Exercise directions
From the listing that follows, output everything exactly except the pictures.

Recorded information
-- BEGIN --

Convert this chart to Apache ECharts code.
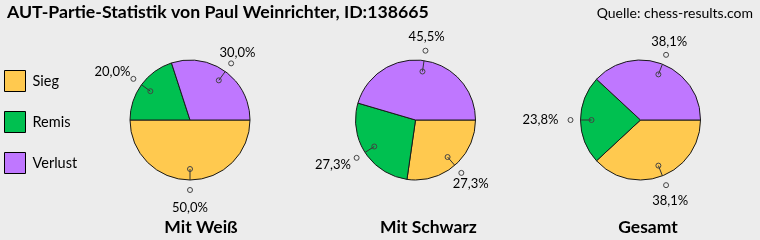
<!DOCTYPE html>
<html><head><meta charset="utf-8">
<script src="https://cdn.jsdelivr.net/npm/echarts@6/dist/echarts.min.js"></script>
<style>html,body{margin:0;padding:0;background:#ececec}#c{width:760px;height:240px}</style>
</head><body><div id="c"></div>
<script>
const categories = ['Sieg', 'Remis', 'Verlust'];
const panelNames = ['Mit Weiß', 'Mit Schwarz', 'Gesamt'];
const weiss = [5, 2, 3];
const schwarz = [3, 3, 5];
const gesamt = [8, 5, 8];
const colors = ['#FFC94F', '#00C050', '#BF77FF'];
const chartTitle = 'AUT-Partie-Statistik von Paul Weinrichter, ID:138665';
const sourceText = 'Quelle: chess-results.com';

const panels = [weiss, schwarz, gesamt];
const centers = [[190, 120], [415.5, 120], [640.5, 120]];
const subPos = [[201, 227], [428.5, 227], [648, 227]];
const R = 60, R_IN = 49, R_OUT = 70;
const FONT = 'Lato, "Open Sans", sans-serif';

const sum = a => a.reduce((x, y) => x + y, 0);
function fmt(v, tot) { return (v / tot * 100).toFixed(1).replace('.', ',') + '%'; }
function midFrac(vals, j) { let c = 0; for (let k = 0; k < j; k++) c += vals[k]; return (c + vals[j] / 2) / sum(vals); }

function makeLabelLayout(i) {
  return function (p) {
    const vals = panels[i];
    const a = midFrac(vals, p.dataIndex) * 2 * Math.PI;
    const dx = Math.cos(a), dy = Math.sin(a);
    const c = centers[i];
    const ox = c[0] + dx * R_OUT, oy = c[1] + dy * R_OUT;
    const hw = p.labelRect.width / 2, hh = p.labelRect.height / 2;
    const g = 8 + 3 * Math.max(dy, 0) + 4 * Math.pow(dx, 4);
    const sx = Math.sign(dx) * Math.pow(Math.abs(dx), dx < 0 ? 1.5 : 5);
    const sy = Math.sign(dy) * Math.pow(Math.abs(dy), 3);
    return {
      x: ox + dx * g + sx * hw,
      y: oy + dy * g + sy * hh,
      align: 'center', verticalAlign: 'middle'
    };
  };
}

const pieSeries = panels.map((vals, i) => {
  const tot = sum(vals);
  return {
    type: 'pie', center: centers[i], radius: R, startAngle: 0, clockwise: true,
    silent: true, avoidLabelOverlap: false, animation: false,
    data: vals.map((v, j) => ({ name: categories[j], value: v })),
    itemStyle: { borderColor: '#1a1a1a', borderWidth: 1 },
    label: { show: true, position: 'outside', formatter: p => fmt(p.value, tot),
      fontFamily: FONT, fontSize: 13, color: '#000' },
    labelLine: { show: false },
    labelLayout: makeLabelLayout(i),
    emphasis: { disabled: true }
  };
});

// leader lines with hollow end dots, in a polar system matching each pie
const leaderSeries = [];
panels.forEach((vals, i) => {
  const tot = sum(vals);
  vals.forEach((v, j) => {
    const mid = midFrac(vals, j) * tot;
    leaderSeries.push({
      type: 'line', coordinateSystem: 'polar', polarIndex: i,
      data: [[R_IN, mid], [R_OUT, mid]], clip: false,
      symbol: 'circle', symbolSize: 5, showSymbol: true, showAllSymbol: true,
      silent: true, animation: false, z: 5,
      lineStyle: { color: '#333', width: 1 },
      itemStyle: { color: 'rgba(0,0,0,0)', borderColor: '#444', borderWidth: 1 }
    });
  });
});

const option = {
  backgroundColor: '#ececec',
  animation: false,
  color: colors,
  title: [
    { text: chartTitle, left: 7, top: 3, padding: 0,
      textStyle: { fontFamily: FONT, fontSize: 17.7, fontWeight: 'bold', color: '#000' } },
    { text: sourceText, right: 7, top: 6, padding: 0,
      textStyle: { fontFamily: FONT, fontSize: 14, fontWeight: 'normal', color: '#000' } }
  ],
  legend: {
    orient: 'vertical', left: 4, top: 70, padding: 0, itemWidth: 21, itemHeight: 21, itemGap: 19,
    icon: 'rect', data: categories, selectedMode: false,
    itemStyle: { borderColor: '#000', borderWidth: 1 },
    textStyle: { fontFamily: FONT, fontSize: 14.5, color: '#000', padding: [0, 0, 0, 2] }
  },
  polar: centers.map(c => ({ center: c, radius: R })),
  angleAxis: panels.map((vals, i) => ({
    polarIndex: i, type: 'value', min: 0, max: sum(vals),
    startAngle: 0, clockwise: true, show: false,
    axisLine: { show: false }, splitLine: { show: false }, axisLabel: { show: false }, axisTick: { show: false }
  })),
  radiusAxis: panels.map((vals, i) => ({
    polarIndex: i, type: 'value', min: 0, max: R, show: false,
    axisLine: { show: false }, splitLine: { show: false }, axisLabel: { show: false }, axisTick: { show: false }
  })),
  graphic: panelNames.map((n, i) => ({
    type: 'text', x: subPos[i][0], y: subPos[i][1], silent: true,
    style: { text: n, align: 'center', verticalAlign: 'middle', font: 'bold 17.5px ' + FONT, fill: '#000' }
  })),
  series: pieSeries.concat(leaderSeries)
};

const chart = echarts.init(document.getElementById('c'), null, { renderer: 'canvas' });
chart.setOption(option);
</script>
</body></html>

-- END --

Answer
Convert this chart to Apache ECharts code.
<!DOCTYPE html>
<html><head><meta charset="utf-8">
<script src="https://cdn.jsdelivr.net/npm/echarts@6/dist/echarts.min.js"></script>
<style>html,body{margin:0;padding:0;background:#ececec}#c{width:760px;height:240px}</style>
</head><body><div id="c"></div>
<script>
const categories = ['Sieg', 'Remis', 'Verlust'];
const panelNames = ['Mit Weiß', 'Mit Schwarz', 'Gesamt'];
const weiss = [5, 2, 3];
const schwarz = [3, 3, 5];
const gesamt = [8, 5, 8];
const colors = ['#FFC94F', '#00C050', '#BF77FF'];
const chartTitle = 'AUT-Partie-Statistik von Paul Weinrichter, ID:138665';
const sourceText = 'Quelle: chess-results.com';

const panels = [weiss, schwarz, gesamt];
const centers = [[190, 120], [415.5, 120], [640.5, 120]];
const subPos = [[201, 227], [428.5, 227], [648, 227]];
const R = 60, R_IN = 49, R_OUT = 70;
const FONT = 'Lato, "Open Sans", sans-serif';

const sum = a => a.reduce((x, y) => x + y, 0);
function fmt(v, tot) { return (v / tot * 100).toFixed(1).replace('.', ',') + '%'; }
function midFrac(vals, j) { let c = 0; for (let k = 0; k < j; k++) c += vals[k]; return (c + vals[j] / 2) / sum(vals); }

function makeLabelLayout(i) {
  return function (p) {
    const vals = panels[i];
    const a = midFrac(vals, p.dataIndex) * 2 * Math.PI;
    const dx = Math.cos(a), dy = Math.sin(a);
    const c = centers[i];
    const ox = c[0] + dx * R_OUT, oy = c[1] + dy * R_OUT;
    const hw = p.labelRect.width / 2, hh = p.labelRect.height / 2;
    const g = 8 + 3 * Math.max(dy, 0) + 4 * Math.pow(dx, 4);
    const sx = Math.sign(dx) * Math.pow(Math.abs(dx), dx < 0 ? 1.5 : 5);
    const sy = Math.sign(dy) * Math.pow(Math.abs(dy), 3);
    return {
      x: ox + dx * g + sx * hw,
      y: oy + dy * g + sy * hh,
      align: 'center', verticalAlign: 'middle'
    };
  };
}

const pieSeries = panels.map((vals, i) => {
  const tot = sum(vals);
  return {
    type: 'pie', center: centers[i], radius: R, startAngle: 0, clockwise: true,
    silent: true, avoidLabelOverlap: false, animation: false,
    data: vals.map((v, j) => ({ name: categories[j], value: v })),
    itemStyle: { borderColor: '#1a1a1a', borderWidth: 1 },
    label: { show: true, position: 'outside', formatter: p => fmt(p.value, tot),
      fontFamily: FONT, fontSize: 13, color: '#000' },
    labelLine: { show: false },
    labelLayout: makeLabelLayout(i),
    emphasis: { disabled: true }
  };
});

// leader lines with hollow end dots, in a polar system matching each pie
const leaderSeries = [];
panels.forEach((vals, i) => {
  const tot = sum(vals);
  vals.forEach((v, j) => {
    const mid = midFrac(vals, j) * tot;
    leaderSeries.push({
      type: 'line', coordinateSystem: 'polar', polarIndex: i,
      data: [[R_IN, mid], [R_OUT, mid]], clip: false,
      symbol: 'circle', symbolSize: 5, showSymbol: true, showAllSymbol: true,
      silent: true, animation: false, z: 5,
      lineStyle: { color: '#333', width: 1 },
      itemStyle: { color: 'rgba(0,0,0,0)', borderColor: '#444', borderWidth: 1 }
    });
  });
});

const option = {
  backgroundColor: '#ececec',
  animation: false,
  color: colors,
  title: [
    { text: chartTitle, left: 7, top: 3, padding: 0,
      textStyle: { fontFamily: FONT, fontSize: 17.7, fontWeight: 'bold', color: '#000' } },
    { text: sourceText, right: 7, top: 6, padding: 0,
      textStyle: { fontFamily: FONT, fontSize: 14, fontWeight: 'normal', color: '#000' } }
  ],
  legend: {
    orient: 'vertical', left: 4, top: 70, padding: 0, itemWidth: 21, itemHeight: 21, itemGap: 19,
    icon: 'rect', data: categories, selectedMode: false,
    itemStyle: { borderColor: '#000', borderWidth: 1 },
    textStyle: { fontFamily: FONT, fontSize: 14.5, color: '#000', padding: [0, 0, 0, 2] }
  },
  polar: centers.map(c => ({ center: c, radius: R })),
  angleAxis: panels.map((vals, i) => ({
    polarIndex: i, type: 'value', min: 0, max: sum(vals),
    startAngle: 0, clockwise: true, show: false,
    axisLine: { show: false }, splitLine: { show: false }, axisLabel: { show: false }, axisTick: { show: false }
  })),
  radiusAxis: panels.map((vals, i) => ({
    polarIndex: i, type: 'value', min: 0, max: R, show: false,
    axisLine: { show: false }, splitLine: { show: false }, axisLabel: { show: false }, axisTick: { show: false }
  })),
  graphic: panelNames.map((n, i) => ({
    type: 'text', x: subPos[i][0], y: subPos[i][1], silent: true,
    style: { text: n, align: 'center', verticalAlign: 'middle', font: 'bold 17.5px ' + FONT, fill: '#000' }
  })),
  series: pieSeries.concat(leaderSeries)
};

const chart = echarts.init(document.getElementById('c'), null, { renderer: 'canvas' });
chart.setOption(option);
</script>
</body></html>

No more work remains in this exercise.